■ Set exercise:
Scan the records for the string "this"; copy each line where it occurs.
------ Provided data
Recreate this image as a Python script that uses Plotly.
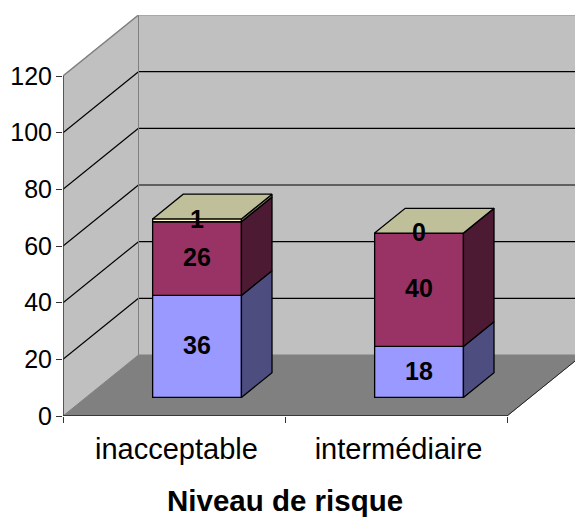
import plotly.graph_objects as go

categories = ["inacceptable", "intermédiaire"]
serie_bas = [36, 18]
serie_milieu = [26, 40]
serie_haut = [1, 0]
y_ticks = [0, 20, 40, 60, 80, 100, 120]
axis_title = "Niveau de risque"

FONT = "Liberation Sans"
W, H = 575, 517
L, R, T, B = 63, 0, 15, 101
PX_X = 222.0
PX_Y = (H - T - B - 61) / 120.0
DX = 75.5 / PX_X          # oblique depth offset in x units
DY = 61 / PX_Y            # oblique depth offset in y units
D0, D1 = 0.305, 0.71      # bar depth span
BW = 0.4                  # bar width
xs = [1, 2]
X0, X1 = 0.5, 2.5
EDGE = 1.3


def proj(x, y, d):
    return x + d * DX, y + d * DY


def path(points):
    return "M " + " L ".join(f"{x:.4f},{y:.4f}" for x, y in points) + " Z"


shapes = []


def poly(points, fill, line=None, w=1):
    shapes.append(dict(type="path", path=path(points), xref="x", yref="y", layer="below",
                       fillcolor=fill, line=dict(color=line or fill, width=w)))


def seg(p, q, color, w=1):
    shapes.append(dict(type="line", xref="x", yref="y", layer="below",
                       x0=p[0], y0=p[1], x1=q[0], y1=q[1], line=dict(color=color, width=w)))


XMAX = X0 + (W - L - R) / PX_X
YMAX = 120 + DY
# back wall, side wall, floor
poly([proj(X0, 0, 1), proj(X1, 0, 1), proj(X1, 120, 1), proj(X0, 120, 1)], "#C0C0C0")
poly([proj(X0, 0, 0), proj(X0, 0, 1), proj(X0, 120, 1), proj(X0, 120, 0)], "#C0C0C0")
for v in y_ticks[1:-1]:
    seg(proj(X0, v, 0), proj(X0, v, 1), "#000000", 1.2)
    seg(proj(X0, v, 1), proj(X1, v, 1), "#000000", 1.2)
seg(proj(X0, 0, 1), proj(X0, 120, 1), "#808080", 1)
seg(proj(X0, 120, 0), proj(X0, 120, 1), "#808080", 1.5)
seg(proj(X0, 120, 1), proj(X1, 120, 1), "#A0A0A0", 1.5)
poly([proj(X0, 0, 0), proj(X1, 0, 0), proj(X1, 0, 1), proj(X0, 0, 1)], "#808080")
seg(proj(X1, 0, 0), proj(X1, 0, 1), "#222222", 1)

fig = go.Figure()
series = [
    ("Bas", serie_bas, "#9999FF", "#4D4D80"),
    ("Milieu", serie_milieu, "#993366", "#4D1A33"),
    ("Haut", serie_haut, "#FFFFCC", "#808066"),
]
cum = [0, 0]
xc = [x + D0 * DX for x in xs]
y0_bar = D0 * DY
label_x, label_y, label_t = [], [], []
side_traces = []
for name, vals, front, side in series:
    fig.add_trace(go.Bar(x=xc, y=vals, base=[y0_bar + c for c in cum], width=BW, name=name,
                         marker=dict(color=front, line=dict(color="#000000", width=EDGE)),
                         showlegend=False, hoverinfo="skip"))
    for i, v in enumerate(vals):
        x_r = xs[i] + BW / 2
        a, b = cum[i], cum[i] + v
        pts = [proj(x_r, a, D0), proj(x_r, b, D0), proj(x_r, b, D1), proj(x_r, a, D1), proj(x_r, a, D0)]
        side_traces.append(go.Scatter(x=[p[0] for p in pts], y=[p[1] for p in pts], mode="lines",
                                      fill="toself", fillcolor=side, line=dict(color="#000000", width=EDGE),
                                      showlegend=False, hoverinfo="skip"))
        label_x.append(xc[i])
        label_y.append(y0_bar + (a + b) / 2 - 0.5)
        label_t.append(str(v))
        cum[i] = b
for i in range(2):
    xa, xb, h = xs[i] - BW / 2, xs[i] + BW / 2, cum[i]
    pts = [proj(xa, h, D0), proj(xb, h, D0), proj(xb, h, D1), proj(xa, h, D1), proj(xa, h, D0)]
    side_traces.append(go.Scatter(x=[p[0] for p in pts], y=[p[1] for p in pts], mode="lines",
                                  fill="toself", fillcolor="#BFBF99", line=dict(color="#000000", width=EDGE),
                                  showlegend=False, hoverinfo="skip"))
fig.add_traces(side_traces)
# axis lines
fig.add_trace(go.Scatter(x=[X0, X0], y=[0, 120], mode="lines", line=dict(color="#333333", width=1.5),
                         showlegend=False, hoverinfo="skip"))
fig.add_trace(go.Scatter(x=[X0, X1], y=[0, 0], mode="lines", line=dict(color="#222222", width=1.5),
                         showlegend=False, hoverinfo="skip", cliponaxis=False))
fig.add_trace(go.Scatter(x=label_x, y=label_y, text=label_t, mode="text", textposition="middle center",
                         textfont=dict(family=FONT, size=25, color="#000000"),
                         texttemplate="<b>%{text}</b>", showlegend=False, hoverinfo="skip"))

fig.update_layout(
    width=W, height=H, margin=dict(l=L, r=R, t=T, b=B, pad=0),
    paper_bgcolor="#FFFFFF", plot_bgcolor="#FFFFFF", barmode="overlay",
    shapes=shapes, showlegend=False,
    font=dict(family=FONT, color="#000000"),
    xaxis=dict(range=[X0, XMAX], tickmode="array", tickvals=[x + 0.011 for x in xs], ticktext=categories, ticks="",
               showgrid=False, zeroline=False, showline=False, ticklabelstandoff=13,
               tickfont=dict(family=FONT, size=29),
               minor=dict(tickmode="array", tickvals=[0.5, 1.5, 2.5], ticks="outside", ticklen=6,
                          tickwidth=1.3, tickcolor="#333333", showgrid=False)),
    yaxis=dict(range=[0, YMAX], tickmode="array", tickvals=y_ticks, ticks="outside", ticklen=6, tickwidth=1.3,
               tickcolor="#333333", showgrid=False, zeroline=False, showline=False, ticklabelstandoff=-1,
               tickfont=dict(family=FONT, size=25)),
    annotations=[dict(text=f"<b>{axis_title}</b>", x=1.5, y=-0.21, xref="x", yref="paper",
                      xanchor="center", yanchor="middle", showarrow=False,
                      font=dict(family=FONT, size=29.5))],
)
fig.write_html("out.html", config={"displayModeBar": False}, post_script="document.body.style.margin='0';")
------------
------ Provided data
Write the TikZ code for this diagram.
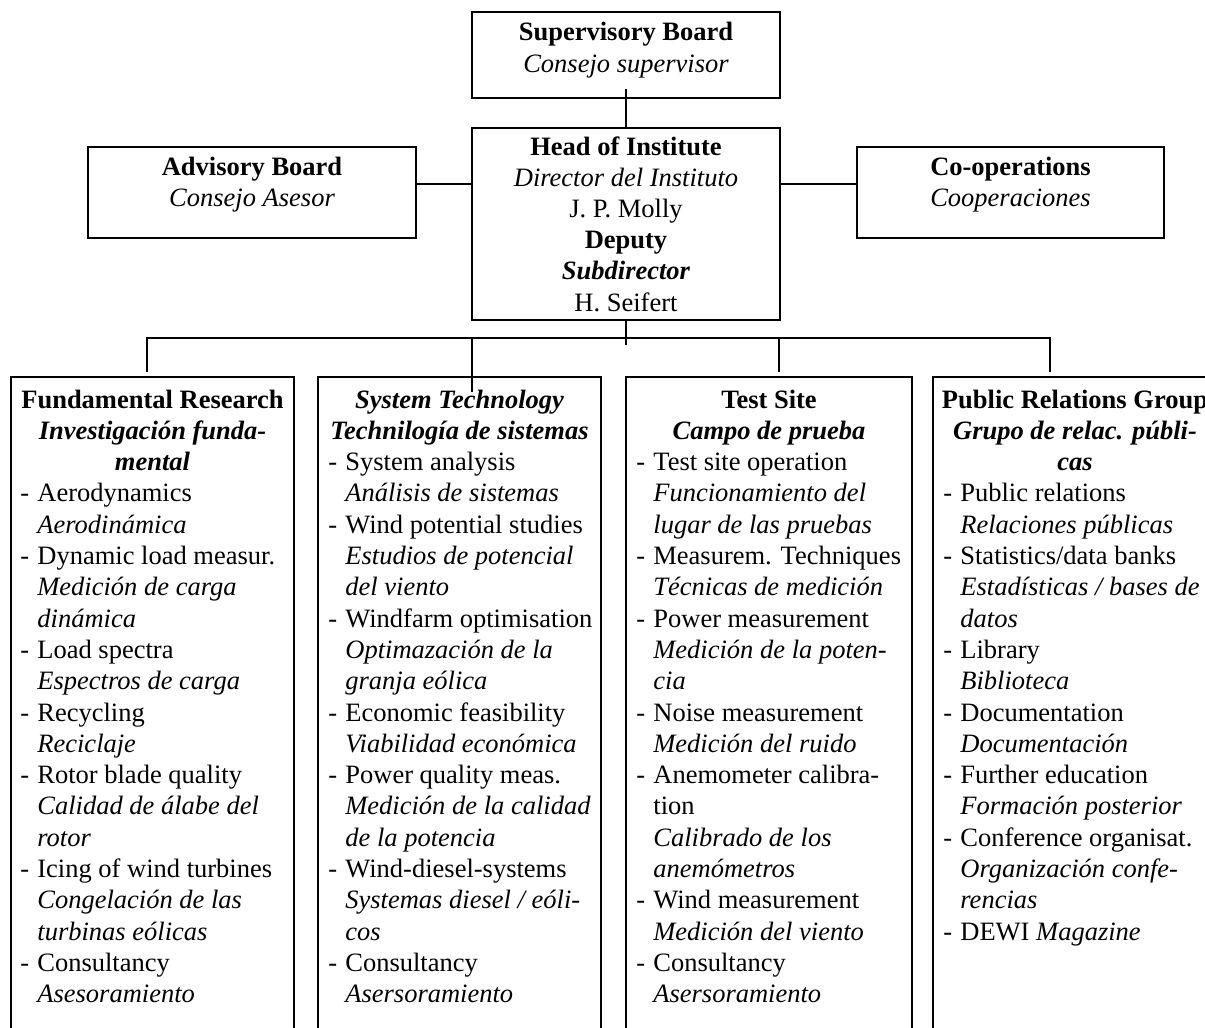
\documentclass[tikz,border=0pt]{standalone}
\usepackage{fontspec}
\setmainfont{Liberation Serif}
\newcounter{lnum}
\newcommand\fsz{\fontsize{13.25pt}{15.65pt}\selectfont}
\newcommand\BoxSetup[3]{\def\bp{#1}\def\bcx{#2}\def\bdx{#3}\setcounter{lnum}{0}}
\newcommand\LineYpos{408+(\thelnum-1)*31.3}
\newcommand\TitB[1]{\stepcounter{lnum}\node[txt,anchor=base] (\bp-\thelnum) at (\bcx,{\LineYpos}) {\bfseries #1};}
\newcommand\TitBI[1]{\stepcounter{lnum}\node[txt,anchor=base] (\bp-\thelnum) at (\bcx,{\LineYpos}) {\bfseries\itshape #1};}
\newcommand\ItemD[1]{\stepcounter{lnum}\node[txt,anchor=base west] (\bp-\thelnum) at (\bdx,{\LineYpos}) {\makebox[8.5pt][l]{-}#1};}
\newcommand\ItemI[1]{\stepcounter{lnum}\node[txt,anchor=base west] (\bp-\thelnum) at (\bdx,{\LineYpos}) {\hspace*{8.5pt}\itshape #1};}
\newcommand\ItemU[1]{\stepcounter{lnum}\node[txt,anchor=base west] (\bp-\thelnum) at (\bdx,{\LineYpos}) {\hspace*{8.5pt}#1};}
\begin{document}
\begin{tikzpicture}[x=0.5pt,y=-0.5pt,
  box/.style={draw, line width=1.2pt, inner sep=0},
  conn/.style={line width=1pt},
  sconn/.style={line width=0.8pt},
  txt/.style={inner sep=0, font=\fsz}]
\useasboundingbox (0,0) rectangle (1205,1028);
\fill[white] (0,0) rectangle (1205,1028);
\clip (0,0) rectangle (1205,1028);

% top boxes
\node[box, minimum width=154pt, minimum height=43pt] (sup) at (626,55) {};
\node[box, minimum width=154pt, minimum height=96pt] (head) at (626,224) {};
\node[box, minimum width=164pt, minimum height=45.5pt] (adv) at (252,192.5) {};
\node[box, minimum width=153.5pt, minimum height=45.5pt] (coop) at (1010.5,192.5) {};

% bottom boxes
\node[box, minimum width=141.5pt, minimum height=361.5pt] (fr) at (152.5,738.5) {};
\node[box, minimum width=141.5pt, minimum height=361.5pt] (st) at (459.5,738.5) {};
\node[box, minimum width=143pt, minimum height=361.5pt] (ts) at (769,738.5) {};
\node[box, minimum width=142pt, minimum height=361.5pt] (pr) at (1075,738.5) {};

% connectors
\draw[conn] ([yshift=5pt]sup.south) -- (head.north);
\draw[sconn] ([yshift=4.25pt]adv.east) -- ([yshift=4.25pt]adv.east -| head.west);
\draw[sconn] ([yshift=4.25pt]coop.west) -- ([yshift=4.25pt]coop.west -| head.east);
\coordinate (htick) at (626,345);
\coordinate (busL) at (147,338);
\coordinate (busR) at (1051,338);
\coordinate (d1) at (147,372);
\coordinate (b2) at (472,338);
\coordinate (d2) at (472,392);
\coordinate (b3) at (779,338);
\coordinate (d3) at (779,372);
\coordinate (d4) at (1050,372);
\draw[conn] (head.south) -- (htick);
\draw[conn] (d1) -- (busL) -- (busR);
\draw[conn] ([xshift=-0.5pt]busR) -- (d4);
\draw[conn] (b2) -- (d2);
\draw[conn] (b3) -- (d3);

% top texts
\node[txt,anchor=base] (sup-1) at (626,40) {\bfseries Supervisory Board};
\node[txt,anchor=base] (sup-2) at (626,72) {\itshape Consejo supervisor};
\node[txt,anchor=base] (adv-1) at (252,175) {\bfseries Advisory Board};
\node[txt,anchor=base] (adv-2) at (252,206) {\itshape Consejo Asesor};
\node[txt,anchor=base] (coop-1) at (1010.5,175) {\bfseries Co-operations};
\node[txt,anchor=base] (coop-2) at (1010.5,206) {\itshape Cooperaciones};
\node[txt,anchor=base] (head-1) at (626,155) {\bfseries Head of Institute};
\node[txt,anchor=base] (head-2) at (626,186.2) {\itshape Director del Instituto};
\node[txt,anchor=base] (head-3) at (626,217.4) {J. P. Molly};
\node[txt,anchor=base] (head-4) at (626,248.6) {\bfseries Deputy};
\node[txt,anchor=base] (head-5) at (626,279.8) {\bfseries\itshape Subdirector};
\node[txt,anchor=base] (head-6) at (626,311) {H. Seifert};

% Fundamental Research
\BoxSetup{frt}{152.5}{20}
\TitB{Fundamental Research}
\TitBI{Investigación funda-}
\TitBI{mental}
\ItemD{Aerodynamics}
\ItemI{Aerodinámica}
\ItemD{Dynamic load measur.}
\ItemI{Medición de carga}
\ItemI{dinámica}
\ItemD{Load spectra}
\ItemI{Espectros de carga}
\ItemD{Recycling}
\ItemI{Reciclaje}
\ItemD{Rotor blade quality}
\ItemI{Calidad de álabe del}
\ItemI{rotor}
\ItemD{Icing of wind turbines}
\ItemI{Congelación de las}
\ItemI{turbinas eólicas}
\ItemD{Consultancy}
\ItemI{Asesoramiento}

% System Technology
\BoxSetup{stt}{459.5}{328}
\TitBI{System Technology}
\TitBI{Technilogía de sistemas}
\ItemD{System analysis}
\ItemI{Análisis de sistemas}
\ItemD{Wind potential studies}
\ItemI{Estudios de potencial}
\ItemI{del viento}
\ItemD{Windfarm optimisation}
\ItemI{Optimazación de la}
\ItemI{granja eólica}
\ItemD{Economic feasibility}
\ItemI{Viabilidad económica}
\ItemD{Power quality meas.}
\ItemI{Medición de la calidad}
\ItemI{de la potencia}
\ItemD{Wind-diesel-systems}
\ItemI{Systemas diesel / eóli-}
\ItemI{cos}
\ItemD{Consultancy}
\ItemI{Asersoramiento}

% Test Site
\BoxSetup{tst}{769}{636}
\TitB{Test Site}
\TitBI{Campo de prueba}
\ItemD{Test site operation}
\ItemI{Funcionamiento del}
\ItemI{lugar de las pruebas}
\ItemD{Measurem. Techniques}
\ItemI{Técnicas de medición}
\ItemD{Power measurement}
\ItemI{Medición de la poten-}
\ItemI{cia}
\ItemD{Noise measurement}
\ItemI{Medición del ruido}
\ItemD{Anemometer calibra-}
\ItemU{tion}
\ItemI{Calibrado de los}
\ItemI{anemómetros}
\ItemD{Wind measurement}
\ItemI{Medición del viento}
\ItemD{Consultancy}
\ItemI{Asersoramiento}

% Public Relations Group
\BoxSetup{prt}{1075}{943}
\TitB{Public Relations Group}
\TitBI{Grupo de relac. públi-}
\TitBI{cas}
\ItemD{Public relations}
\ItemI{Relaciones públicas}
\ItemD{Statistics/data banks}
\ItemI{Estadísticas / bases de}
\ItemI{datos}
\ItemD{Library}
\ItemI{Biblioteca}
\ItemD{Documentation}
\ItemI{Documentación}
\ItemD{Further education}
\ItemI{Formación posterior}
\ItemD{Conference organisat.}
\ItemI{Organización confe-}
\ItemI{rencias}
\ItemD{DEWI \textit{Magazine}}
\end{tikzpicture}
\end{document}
------------
■ Expected answer:
Recreate this image as a Python script that uses Plotly.
Write the TikZ code for this diagram.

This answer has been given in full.